Sennheiser Takes The Tonys

Following another robust season of box office business, Broadway honored the best in theatre and musicals at the 61st annual Tony Award ceremony, broadcast live on CBS from Radio City Music Hall in New York on June 10th. Each of the telecast's presenters, plus a performance by the cast of Spring Awakening, the night's big musical winner, relied on Sennheiser wireless microphone equipment, supplied by Wireless First and RF technology expert Kevin Sanford.

"The microphone complement for the show was 36 Sennheisers," reports Sanford, whose Wireless First RF systems specialist firm has depended for years on equipment from Sennheiser, which is currently celebrating 50 years of wireless technology innovation. "There were thirty Sennheiser SK 5012 and SK 5212 compact belt-pack transmitters plus half a dozen combinations of SKM 5000 or SKM 5200 handheld transmitters with Neumann KK 105-S heads."

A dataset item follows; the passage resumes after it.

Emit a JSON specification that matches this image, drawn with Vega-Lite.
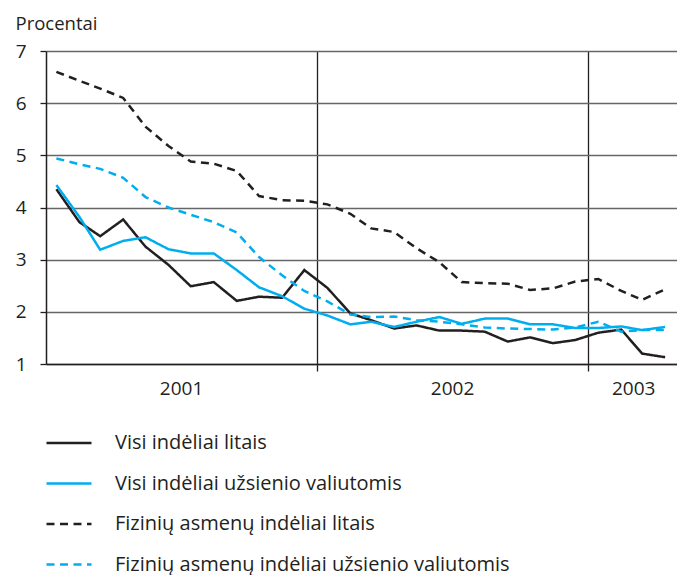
{
  "$schema": "https://vega.github.io/schema/vega-lite/v6.json",
  "width": 631,
  "height": 313,
  "autosize": {"type": "none"},
  "padding": {"left": 46, "top": 51, "right": 0, "bottom": 211},
  "background": "white",
  "config": {
    "view": {"stroke": null},
    "font": "Open Sans",
    "axis": {"labelFont": "Open Sans", "titleFont": "Open Sans", "labelColor": "#231f20", "titleColor": "#231f20"},
    "legend": {"labelFont": "Open Sans"}
  },
  "data": {
    "values": [
      {"d": "2001-01-15", "Visi indėliai litais": 4.35, "Visi indėliai užsienio valiutomis": 4.43, "Fizinių asmenų indėliai litais": 6.6, "Fizinių asmenų indėliai užsienio valiutomis": 4.94},
      {"d": "2001-02-15", "Visi indėliai litais": 3.72, "Visi indėliai užsienio valiutomis": 3.82, "Fizinių asmenų indėliai litais": 6.43, "Fizinių asmenų indėliai užsienio valiutomis": 4.83},
      {"d": "2001-03-15", "Visi indėliai litais": 3.45, "Visi indėliai užsienio valiutomis": 3.19, "Fizinių asmenų indėliai litais": 6.28, "Fizinių asmenų indėliai užsienio valiutomis": 4.74},
      {"d": "2001-04-15", "Visi indėliai litais": 3.77, "Visi indėliai užsienio valiutomis": 3.36, "Fizinių asmenų indėliai litais": 6.1, "Fizinių asmenų indėliai užsienio valiutomis": 4.57},
      {"d": "2001-05-15", "Visi indėliai litais": 3.25, "Visi indėliai užsienio valiutomis": 3.43, "Fizinių asmenų indėliai litais": 5.55, "Fizinių asmenų indėliai užsienio valiutomis": 4.2},
      {"d": "2001-06-15", "Visi indėliai litais": 2.9, "Visi indėliai užsienio valiutomis": 3.2, "Fizinių asmenų indėliai litais": 5.18, "Fizinių asmenų indėliai užsienio valiutomis": 4.0},
      {"d": "2001-07-15", "Visi indėliai litais": 2.49, "Visi indėliai užsienio valiutomis": 3.12, "Fizinių asmenų indėliai litais": 4.88, "Fizinių asmenų indėliai užsienio valiutomis": 3.86},
      {"d": "2001-08-15", "Visi indėliai litais": 2.57, "Visi indėliai užsienio valiutomis": 3.12, "Fizinių asmenų indėliai litais": 4.84, "Fizinių asmenų indėliai užsienio valiutomis": 3.72},
      {"d": "2001-09-15", "Visi indėliai litais": 2.21, "Visi indėliai užsienio valiutomis": 2.8, "Fizinių asmenų indėliai litais": 4.7, "Fizinių asmenų indėliai užsienio valiutomis": 3.52},
      {"d": "2001-10-15", "Visi indėliai litais": 2.29, "Visi indėliai užsienio valiutomis": 2.47, "Fizinių asmenų indėliai litais": 4.22, "Fizinių asmenų indėliai užsienio valiutomis": 3.05},
      {"d": "2001-11-15", "Visi indėliai litais": 2.27, "Visi indėliai užsienio valiutomis": 2.3, "Fizinių asmenų indėliai litais": 4.14, "Fizinių asmenų indėliai užsienio valiutomis": 2.7},
      {"d": "2001-12-15", "Visi indėliai litais": 2.8, "Visi indėliai užsienio valiutomis": 2.06, "Fizinių asmenų indėliai litais": 4.13, "Fizinių asmenų indėliai užsienio valiutomis": 2.4},
      {"d": "2002-01-15", "Visi indėliai litais": 2.46, "Visi indėliai užsienio valiutomis": 1.93, "Fizinių asmenų indėliai litais": 4.06, "Fizinių asmenų indėliai užsienio valiutomis": 2.2},
      {"d": "2002-02-15", "Visi indėliai litais": 1.97, "Visi indėliai užsienio valiutomis": 1.76, "Fizinių asmenų indėliai litais": 3.88, "Fizinių asmenų indėliai užsienio valiutomis": 1.95},
      {"d": "2002-03-15", "Visi indėliai litais": 1.84, "Visi indėliai užsienio valiutomis": 1.81, "Fizinių asmenų indėliai litais": 3.6, "Fizinių asmenų indėliai užsienio valiutomis": 1.9},
      {"d": "2002-04-15", "Visi indėliai litais": 1.68, "Visi indėliai užsienio valiutomis": 1.71, "Fizinių asmenų indėliai litais": 3.53, "Fizinių asmenų indėliai užsienio valiutomis": 1.91},
      {"d": "2002-05-15", "Visi indėliai litais": 1.74, "Visi indėliai užsienio valiutomis": 1.81, "Fizinių asmenų indėliai litais": 3.22, "Fizinių asmenų indėliai užsienio valiutomis": 1.84},
      {"d": "2002-06-15", "Visi indėliai litais": 1.64, "Visi indėliai užsienio valiutomis": 1.9, "Fizinių asmenų indėliai litais": 2.95, "Fizinių asmenų indėliai užsienio valiutomis": 1.81},
      {"d": "2002-07-15", "Visi indėliai litais": 1.64, "Visi indėliai užsienio valiutomis": 1.77, "Fizinių asmenų indėliai litais": 2.57, "Fizinių asmenų indėliai užsienio valiutomis": 1.76},
      {"d": "2002-08-15", "Visi indėliai litais": 1.62, "Visi indėliai užsienio valiutomis": 1.87, "Fizinių asmenų indėliai litais": 2.55, "Fizinių asmenų indėliai užsienio valiutomis": 1.7},
      {"d": "2002-09-15", "Visi indėliai litais": 1.43, "Visi indėliai užsienio valiutomis": 1.87, "Fizinių asmenų indėliai litais": 2.54, "Fizinių asmenų indėliai užsienio valiutomis": 1.68},
      {"d": "2002-10-15", "Visi indėliai litais": 1.51, "Visi indėliai užsienio valiutomis": 1.76, "Fizinių asmenų indėliai litais": 2.42, "Fizinių asmenų indėliai užsienio valiutomis": 1.67},
      {"d": "2002-11-15", "Visi indėliai litais": 1.4, "Visi indėliai užsienio valiutomis": 1.76, "Fizinių asmenų indėliai litais": 2.45, "Fizinių asmenų indėliai užsienio valiutomis": 1.66},
      {"d": "2002-12-15", "Visi indėliai litais": 1.46, "Visi indėliai užsienio valiutomis": 1.69, "Fizinių asmenų indėliai litais": 2.58, "Fizinių asmenų indėliai užsienio valiutomis": 1.7},
      {"d": "2003-01-15", "Visi indėliai litais": 1.6, "Visi indėliai užsienio valiutomis": 1.69, "Fizinių asmenų indėliai litais": 2.63, "Fizinių asmenų indėliai užsienio valiutomis": 1.81},
      {"d": "2003-02-15", "Visi indėliai litais": 1.66, "Visi indėliai užsienio valiutomis": 1.72, "Fizinių asmenų indėliai litais": 2.4, "Fizinių asmenų indėliai užsienio valiutomis": 1.62},
      {"d": "2003-03-15", "Visi indėliai litais": 1.2, "Visi indėliai užsienio valiutomis": 1.65, "Fizinių asmenų indėliai litais": 2.23, "Fizinių asmenų indėliai užsienio valiutomis": 1.65},
      {"d": "2003-04-15", "Visi indėliai litais": 1.13, "Visi indėliai užsienio valiutomis": 1.71, "Fizinių asmenų indėliai litais": 2.43, "Fizinių asmenų indėliai užsienio valiutomis": 1.65}
    ]
  },
  "transform": [
    {"fold": ["Visi indėliai litais", "Visi indėliai užsienio valiutomis", "Fizinių asmenų indėliai litais", "Fizinių asmenų indėliai užsienio valiutomis"], "as": ["serija", "reiksme"]}
  ],
  "mark": {"type": "line", "strokeWidth": 2.5, "interpolate": "linear"},
  "encoding": {
    "x": {
      "field": "d", "type": "temporal",
      "scale": {"type": "utc", "domain": [{"year": 2001, "month": 1, "date": 1, "utc": true}, {"year": 2003, "month": 5, "date": 1, "utc": true}]},
      "axis": {
        "title": null,
        "values": [
          {"year": 2001, "month": 7, "date": 2, "utc": true},
          {"year": 2002, "month": 1, "date": 1, "utc": true},
          {"year": 2002, "month": 7, "date": 2, "utc": true},
          {"year": 2003, "month": 1, "date": 1, "utc": true},
          {"year": 2003, "month": 3, "date": 3, "utc": true}
        ],
        "labelExpr": "utcmonth(datum.value) == 0 ? '' : utcFormat(datum.value, '%Y')",
        "labelFontSize": 19,
        "labelPadding": 8,
        "labelFlush": false,
        "labelOverlap": false,
        "domainColor": "#231f20",
        "domainWidth": 1.5,
        "grid": true,
        "gridColor": "#231f20",
        "gridWidth": 1.3,
        "gridOpacity": {"condition": {"test": "utcmonth(datum.value) == 0", "value": 1}, "value": 0},
        "ticks": true,
        "tickSize": 7,
        "tickColor": "#231f20",
        "tickWidth": 1.3,
        "tickOpacity": {"condition": {"test": "utcmonth(datum.value) == 0", "value": 1}, "value": 0}
      }
    },
    "y": {
      "field": "reiksme", "type": "quantitative",
      "scale": {"domain": [1, 7], "nice": false, "zero": false},
      "axis": {
        "title": "Procentai",
        "titleAngle": 0,
        "titleAlign": "left",
        "titleBaseline": "alphabetic",
        "titleX": -31,
        "titleY": -22,
        "titleFontSize": 18.5,
        "titleFontWeight": "normal",
        "values": [1, 2, 3, 4, 5, 6, 7],
        "labelFontSize": 19,
        "labelPadding": 14,
        "tickSize": 6,
        "tickColor": "#231f20",
        "tickWidth": 1.3,
        "domainColor": "#231f20",
        "domainWidth": 1.5,
        "grid": true,
        "gridColor": "#666666",
        "gridWidth": 1.4
      }
    },
    "color": {
      "field": "serija", "type": "nominal",
      "scale": {
        "domain": ["Visi indėliai litais", "Visi indėliai užsienio valiutomis", "Fizinių asmenų indėliai litais", "Fizinių asmenų indėliai užsienio valiutomis"],
        "range": ["#231f20", "#00aeef", "#231f20", "#00aeef"]
      },
      "legend": {
        "title": null,
        "orient": "none",
        "legendX": -1,
        "legendY": 379,
        "direction": "vertical",
        "symbolType": "stroke",
        "symbolSize": 2025,
        "symbolStrokeWidth": 2.5,
        "labelFontSize": 20,
        "labelColor": "#231f20",
        "labelOffset": 22,
        "clipHeight": 26,
        "rowPadding": 14.5,
        "padding": 0,
        "labelLimit": 600
      }
    },
    "strokeDash": {
      "field": "serija", "type": "nominal",
      "scale": {
        "domain": ["Visi indėliai litais", "Visi indėliai užsienio valiutomis", "Fizinių asmenų indėliai litais", "Fizinių asmenų indėliai užsienio valiutomis"],
        "range": [[1, 0], [1, 0], [8, 5.5], [8, 5.5]]
      },
      "legend": {
        "title": null,
        "orient": "none",
        "legendX": -1,
        "legendY": 379,
        "direction": "vertical",
        "symbolType": "stroke",
        "symbolSize": 2025,
        "symbolStrokeWidth": 2.5,
        "labelFontSize": 20,
        "labelColor": "#231f20",
        "labelOffset": 22,
        "clipHeight": 26,
        "rowPadding": 14.5,
        "padding": 0,
        "labelLimit": 600
      }
    }
  }
}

Spring Awakening dominated the night in the musical category, taking home a total of eight Tony Awards including Best Musical, Best Director of a Musical, and Best Choreography, with the top honors for Best Original Score and Best Orchestrations going to composer Duncan Sheik. Performing a piece from the show, which is credited with helping to revive interest in Broadway through the use of rock songs in a period setting, the cast utilized twenty Sennheiser SKM 5000 RF microphones with SK 5212 RF belt-packs.

All of the show's presenters, who included Harvey Fierstein, Felicity Huffman, and Usher, were on Sennheiser wireless lavalier microphone setups. "They were either on a lav or at a podium, and all the podiums were wireless," Sanford elaborates. Four Sennheiser Evolution Wireless IEM 300 G2 personal monitor systems were also on hand.

With the proliferation of digital television channels and the proximity of NBC, FOX, and CNN to Radio City Music Hall, New York can be a tough environment for any wireless microphone system. "We had over 100-plus frequencies in use," he says, noting that Rockefeller Center, NBC's headquarters, is just across the street from the theater: "And the doors are open all through rehearsals." But the Sennheiser systems came through with flying colors, according to Sanford: "It was fairly uneventful, which is my kind of show!"

Business along the Great White Way appears as healthy as ever, with 35 productions opening over the past twelve months, including twelve new musicals and eleven new plays. According to the League of American Theatres and Producers, the nonprofit organization that established the Tony Awards in 1947, Broadway box office grosses jumped nearly nine percent to $939 million this year and paid attendance hit a record high of 12.3 million people.

The night's other big winner was UK playwright Tom Stoppard's epic, eight-hour-plus trilogy, The Coast of Utopia, a period piece set in 19th century Russia that garnered seven Tony Awards, the most ever for a non-musical stage play.